Murmure un homme devant la boue des débris, des restes de nourriture et des cendres empilés sur le plancher du Mercal en ruines. Cette phrase résume une question : quelle légitimité peut avoir la droite avec une action de ce genre? Leurs porte-paroles disent que c’était une attaque organisé par le gouvernement, comme celui de l’hélicoptère qui attaqua la Cour suprême et le ministère de l’Intérieur, Justice et Paix – et déclinent toute responsabilité, avec le soutien des médias qui les accompagnent dans la construction de ce schéma narratif. Toujours est-il possible qu’au-delà de leur base sociale radicalisée, les principaux secteurs de la population approuvent le fait ou croient-ils que c’était l’œuvre du gouvernement? Il me semble que non.
La question est toute autre : cherchent-ils une légitimité ou avancent-ils par des actions de guerre frontale, dont ils savent bien qu’ils n’obtiendront pas de consensus ? Dans le second cas ce serait un signe de désespoir… en essayant de briser le rapport de force, la prévalence d’une ligne de guerre qui a accepté qu’il est impossible d’embrigader les secteurs populaires depuis la politique, et qu’il est nécessaire de les amener vers des scénarios de désespoir et de chaos qui peuvent conduire à des explosions sociales. Selon cette logique, attaquer la nourriture est la meilleure tactique.

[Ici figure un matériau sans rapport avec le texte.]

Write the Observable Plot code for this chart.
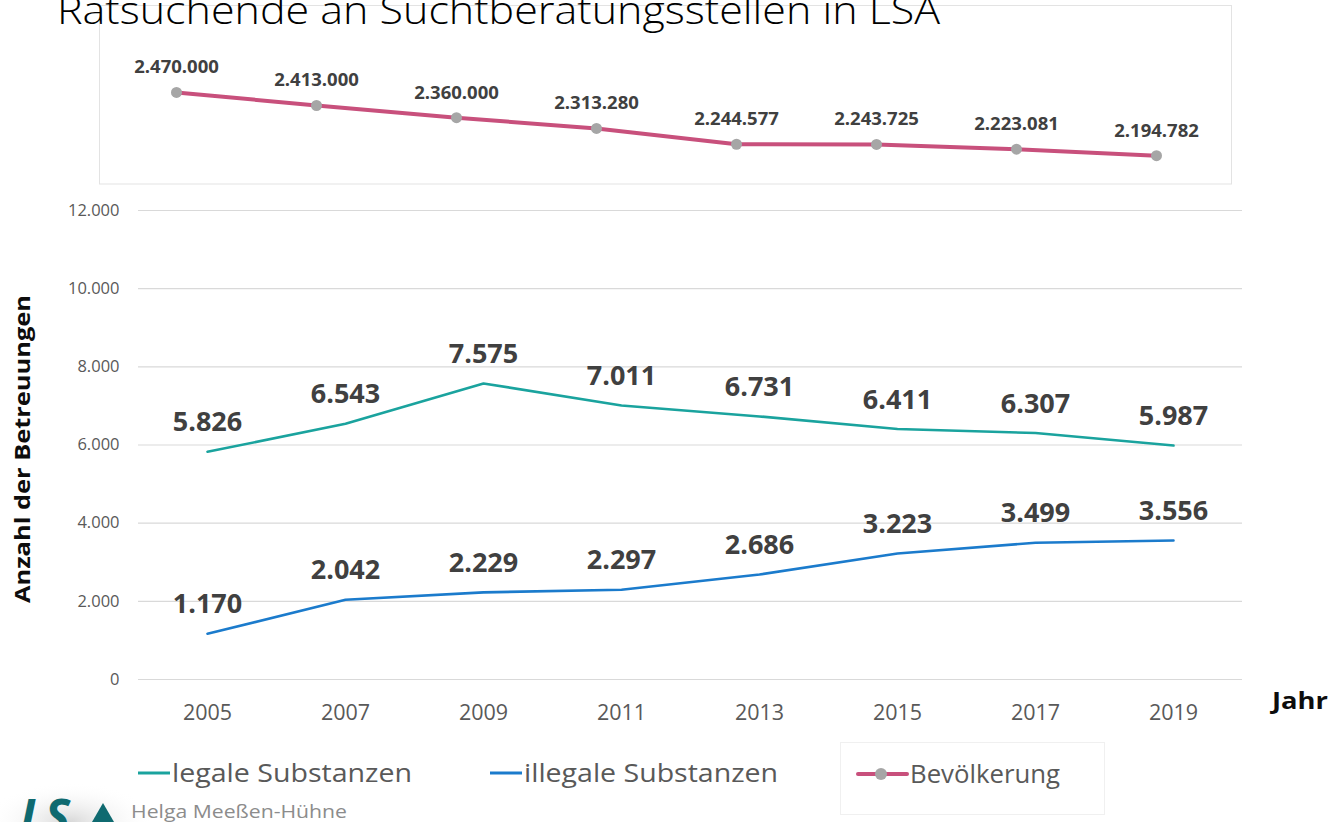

Ce harcèlement envers l’économie se superpose aux autres attaques. Le plan est de ne laisser aucune issue : quand c’est pas la nourriture, c’est la violence, la peur, les dommages faites aux entreprises, les institutions publiques, les espaces populaires, les coupures de route durant des heures, des raids sur les casernes militaires et de police, les morts des deux bords – toujours jeunes -, lynchages et meurtres sélectifs de chavistes. Il n’y a jamais de pause, tous les jours est une bataille sur tous les fronts, pourvu que le chavisme recule, la base sociale de la droite va de l’avant – avec ses groupes de choc, des voyous et des paramilitaires à l’avant-garde – et dans le monde des classes populaires ce serait le replis de la politique ou bien rejoindre la rue pour un pillage occasionnel.
La droite n’obtient pas les résultats escomptés. Sa base sociale est incapable d’augmenter sa capacité de mobilisation, une part croissante de la population rejette le déploiement de la violence et le chavisme résiste. C’est pourquoi ils s’acharnent sur l’économie, les trahisons publiques – Luisa Ortega Diaz et Miguel Rodriguez Torres -, la dislocation des secteurs civils et militaires acquis au chavisme, les attaques simultanés déployés sur différents endroits, comme à Aragua et à Barquisimeto cette semaine, et continuent d’annoncer la formation d’un gouvernement parallèle.

Le moment est pour ce mois-ci. Tout le bloc de l’opposition est réunis sous l’axe anti-constituante, ce qui réponds à la stratégie des États-Unis qui en fait le pari. C’est pourquoi l’augmentation des actions, des formes de violence, des morts, de la guerre ouverte comme l’incendie de du centre d’alimentation Mercal et l’attaque de l’hélicoptère – avec une forte charge symbolique. Il est difficile de savoir jusqu’où ils pourront aller : l’objectif est clair, leurs méthodes sont tout ce qui peut être utilisé selon les conditions et en escalade.
Le moment est venu pour l’intelligence et de l’unité du chavisme, à la fois pour résister à la guerre qui ne se cache plus, et à la fois pour atteindre une forte participation aux élections du 30 juillet. Et pour donner des réponses non seulement matérielles – non seulement de nourriture – mais aussi aux problèmes rencontrés dans les secteurs populaires qui s’éloignent de politique, plongés dans la résolution des situations d’urgence de tous les jours. La bataille semble se gagnera depuis la politique et la résolution des problèmes concrets.